Start with concrete visuals and analogies students can test against the science, such as comparing fission to breaking a heavy rock into two chunks and fusion to fusing two small magnets permanently together. Avoid over-relying on metaphors that conflate nuclear reactions with chemical ones. Research shows students retain these concepts better when they first confront misconceptions directly before building correct models, so plan time to address confusion explicitly.

Successful learning looks like students distinguishing fission from fusion with precise scientific language, explaining the role of chain reactions and energy conversion in power plants, and articulating why one technology is commercial while the other remains experimental. They should also connect these processes to real-world decisions about energy and safety.

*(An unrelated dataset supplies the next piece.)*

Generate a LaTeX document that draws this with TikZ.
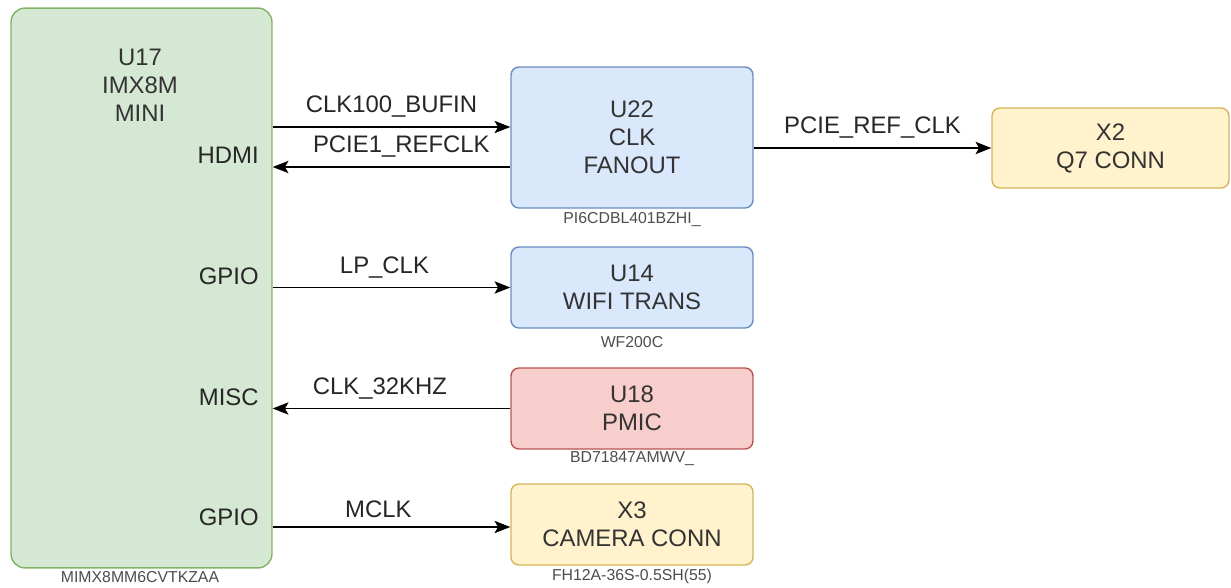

Watch Out for These Misconceptions

  • During the Structured Academic Controversy on Fission vs. Fusion Energy, watch for students claiming that nuclear power plants could explode like nuclear weapons if something goes wrong.

    During the activity, provide the control rod purpose and low-enrichment fuel specifications as evidence. Ask teams to cite where in a reactor design that weapons-level enrichment or uncontrolled reactions are prevented.

  • During the Diagram Analysis of Inside a Nuclear Reactor, watch for students assuming fusion is already used commercially because they hear about it in technology news.

    During the activity, point to the reactor vessel and control rods in the diagram and remind students that fusion requires conditions like those in the Sun, not achievable in current reactor designs. Ask them to compare the temperature and pressure labels on fusion research diagrams versus fission reactor labels.